Neural network quantifies P-integral in solids
Researchers have recently proposed the concept of ionization integral (P-int) to quantify the strength of plasma effect. This is the first time that nonlinear effects have been quantified experimentally. Relevant results were published in Physical Review Research.
By combining with the widely used B integral (B-int), the two main nonlinear effects in the spectral broadening process: Kerr effect and ionization effect, were investigated numerically and experimentally by Dr. Gao Yitan at the Institute of Physics of the Chinese Academy of Sciences, under the joint guidance of Dr. Zhao Kun and Prof. Wei Zhiyi.
Observing the response of the laser field in the interaction between ultra-fast laser and matter is a powerful way to explore the ultra-fast physical mechanism in the process of interaction, especially in the strong field regime. A series of nonlinear effects take place as a laser pulse propagates in the medium, including Kerr effect (self-phase modulation and self-steepening), Raman effect, photoionization with the induced plasma effect. These effects change the spectral and temporal shape of the laser field so that the output spectrum contains information about nonlinear effects experienced by the laser pulse during propagation implicitly.
It is easy to measure spectra in experiments, but difficult to extract and analyze the nonlinearities behind. At present, these nonlinear effects can only be characterized and analyzed theoretically by solving the nonlinear pulse propagation equation numerically, and experimental research can only provide qualitative analysis of the propagation process.
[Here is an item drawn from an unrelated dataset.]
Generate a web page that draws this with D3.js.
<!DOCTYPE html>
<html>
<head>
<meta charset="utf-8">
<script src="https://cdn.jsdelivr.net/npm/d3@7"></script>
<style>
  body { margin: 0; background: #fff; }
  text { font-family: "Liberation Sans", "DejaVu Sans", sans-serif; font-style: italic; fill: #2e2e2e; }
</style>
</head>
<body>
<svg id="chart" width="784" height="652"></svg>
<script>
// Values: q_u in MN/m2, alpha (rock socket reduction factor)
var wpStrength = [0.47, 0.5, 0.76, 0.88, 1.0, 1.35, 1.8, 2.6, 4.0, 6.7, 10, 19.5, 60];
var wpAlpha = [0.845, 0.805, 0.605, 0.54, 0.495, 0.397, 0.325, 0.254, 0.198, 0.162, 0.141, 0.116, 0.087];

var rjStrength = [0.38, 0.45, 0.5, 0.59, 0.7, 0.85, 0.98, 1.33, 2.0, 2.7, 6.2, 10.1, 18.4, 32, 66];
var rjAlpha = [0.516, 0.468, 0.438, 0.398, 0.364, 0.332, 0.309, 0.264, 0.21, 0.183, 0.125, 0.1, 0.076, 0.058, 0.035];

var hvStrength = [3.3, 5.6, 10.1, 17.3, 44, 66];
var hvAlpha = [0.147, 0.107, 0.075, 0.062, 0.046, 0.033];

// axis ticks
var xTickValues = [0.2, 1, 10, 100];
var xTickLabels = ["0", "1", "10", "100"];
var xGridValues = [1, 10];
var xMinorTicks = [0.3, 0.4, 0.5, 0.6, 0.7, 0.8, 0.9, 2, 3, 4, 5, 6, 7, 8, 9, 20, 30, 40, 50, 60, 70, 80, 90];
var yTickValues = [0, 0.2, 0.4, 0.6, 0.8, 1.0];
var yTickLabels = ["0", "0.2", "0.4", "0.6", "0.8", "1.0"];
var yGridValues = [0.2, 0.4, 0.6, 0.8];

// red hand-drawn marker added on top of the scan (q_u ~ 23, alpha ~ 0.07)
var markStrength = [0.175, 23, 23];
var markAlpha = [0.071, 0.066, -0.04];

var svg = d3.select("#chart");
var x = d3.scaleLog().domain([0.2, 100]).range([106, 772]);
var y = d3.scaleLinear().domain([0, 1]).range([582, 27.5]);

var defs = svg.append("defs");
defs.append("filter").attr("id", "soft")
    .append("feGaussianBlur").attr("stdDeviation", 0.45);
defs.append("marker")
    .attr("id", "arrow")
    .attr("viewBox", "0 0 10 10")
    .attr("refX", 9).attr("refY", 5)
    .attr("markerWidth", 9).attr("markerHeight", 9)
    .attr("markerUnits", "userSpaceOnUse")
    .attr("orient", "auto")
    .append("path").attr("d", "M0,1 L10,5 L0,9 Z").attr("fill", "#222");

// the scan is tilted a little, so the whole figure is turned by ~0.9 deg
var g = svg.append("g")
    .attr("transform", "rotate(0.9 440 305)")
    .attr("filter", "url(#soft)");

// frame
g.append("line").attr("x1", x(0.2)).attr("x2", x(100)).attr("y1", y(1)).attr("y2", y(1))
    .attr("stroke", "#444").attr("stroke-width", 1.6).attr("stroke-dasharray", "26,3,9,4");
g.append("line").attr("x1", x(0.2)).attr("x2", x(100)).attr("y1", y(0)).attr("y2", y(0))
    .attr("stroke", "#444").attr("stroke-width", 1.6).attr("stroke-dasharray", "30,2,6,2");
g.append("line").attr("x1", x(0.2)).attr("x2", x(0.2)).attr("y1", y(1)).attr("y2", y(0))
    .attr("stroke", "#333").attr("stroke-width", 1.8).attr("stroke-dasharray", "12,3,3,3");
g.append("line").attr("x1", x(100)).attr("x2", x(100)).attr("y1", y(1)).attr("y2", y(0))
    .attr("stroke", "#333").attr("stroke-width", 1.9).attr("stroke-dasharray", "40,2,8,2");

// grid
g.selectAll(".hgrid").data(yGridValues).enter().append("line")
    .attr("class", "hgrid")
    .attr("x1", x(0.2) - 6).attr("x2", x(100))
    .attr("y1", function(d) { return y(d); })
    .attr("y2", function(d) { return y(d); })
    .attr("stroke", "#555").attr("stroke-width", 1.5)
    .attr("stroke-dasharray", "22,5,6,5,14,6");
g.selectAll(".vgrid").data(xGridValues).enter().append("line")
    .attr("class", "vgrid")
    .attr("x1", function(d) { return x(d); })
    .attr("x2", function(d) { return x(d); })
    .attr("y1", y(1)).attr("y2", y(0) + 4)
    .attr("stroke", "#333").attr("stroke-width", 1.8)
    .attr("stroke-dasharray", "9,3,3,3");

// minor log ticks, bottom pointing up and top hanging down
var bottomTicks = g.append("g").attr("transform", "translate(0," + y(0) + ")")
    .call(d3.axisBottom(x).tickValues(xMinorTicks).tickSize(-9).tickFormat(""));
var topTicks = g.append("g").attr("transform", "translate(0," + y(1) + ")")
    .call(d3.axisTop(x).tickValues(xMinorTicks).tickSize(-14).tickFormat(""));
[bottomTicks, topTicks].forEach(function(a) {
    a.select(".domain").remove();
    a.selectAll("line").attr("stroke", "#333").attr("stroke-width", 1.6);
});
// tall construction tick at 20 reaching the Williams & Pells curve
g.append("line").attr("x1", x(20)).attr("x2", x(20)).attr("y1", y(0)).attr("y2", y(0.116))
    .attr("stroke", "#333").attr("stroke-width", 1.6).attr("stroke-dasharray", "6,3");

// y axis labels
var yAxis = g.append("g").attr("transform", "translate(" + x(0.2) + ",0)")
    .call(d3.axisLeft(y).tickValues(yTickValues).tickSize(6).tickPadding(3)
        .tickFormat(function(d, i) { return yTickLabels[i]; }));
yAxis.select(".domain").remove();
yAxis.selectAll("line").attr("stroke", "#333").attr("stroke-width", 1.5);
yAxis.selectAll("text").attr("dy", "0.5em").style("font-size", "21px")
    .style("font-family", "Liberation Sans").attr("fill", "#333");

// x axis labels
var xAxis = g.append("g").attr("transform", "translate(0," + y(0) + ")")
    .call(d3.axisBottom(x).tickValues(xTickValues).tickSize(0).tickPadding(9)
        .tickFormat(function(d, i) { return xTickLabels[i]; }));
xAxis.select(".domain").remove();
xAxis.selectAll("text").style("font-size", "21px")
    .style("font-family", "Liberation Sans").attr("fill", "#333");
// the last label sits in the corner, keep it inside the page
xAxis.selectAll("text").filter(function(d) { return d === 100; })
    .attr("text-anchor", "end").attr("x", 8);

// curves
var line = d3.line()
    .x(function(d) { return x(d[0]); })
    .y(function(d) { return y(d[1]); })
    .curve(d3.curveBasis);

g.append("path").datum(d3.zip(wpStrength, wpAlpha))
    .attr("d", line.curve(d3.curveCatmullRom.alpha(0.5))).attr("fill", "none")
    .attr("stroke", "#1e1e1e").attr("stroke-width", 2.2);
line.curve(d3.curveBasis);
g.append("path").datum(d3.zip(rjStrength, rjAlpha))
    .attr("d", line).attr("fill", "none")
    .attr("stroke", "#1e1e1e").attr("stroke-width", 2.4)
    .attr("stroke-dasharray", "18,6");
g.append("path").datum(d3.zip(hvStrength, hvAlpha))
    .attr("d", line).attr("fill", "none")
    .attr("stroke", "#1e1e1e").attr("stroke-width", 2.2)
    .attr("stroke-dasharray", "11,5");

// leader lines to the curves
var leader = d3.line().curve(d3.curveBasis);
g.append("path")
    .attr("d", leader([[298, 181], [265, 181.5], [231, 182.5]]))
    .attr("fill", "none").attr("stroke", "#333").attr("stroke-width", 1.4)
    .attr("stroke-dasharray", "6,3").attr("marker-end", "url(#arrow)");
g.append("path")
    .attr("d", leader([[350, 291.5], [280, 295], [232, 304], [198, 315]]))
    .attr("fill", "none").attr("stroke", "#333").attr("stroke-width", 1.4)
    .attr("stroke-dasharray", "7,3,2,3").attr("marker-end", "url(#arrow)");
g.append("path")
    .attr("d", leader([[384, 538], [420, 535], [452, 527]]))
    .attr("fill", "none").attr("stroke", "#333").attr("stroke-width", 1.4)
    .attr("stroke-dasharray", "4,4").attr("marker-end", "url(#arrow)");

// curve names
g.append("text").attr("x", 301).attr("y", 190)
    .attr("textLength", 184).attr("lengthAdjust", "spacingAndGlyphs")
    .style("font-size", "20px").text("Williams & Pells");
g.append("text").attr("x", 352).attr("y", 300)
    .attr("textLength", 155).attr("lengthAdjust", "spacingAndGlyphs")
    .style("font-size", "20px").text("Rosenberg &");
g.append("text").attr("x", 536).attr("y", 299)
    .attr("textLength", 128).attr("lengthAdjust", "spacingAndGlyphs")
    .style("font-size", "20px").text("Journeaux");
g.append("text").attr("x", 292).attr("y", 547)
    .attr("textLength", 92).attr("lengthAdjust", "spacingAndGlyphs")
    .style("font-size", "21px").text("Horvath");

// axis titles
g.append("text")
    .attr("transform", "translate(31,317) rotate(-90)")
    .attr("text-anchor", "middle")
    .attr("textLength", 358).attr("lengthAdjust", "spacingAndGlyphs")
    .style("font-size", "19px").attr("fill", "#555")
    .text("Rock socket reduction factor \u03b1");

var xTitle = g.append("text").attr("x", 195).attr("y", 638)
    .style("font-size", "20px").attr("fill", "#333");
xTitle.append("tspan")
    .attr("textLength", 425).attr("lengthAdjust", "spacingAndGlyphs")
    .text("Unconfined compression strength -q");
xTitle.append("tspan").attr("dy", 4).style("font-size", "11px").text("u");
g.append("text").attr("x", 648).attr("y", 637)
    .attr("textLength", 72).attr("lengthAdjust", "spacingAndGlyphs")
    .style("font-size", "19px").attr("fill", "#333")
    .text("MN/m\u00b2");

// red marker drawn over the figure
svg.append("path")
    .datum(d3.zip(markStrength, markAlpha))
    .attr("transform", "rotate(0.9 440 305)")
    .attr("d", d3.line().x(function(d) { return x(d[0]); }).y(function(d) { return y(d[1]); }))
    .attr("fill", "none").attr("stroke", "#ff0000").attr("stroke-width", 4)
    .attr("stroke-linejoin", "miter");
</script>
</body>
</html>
In view of this, the researchers took the ionization integral as a reference, analyzed the complex asymmetric broadening of spectrum during pulse propagation, and identified the different stages of the broadening process.
They used the neural network algorithm to analyze the theoretical and experimental spectral results, which provides a more accurate understanding of the physics of the entangled nonlinear optics effects and a more convenient tool in the investigation of laser-matter interaction.
Methods of the experiments, including nonlinear quantization and application of neural network algorithm, will bring great influence to the experimental study of ultrafast nonlinear physics.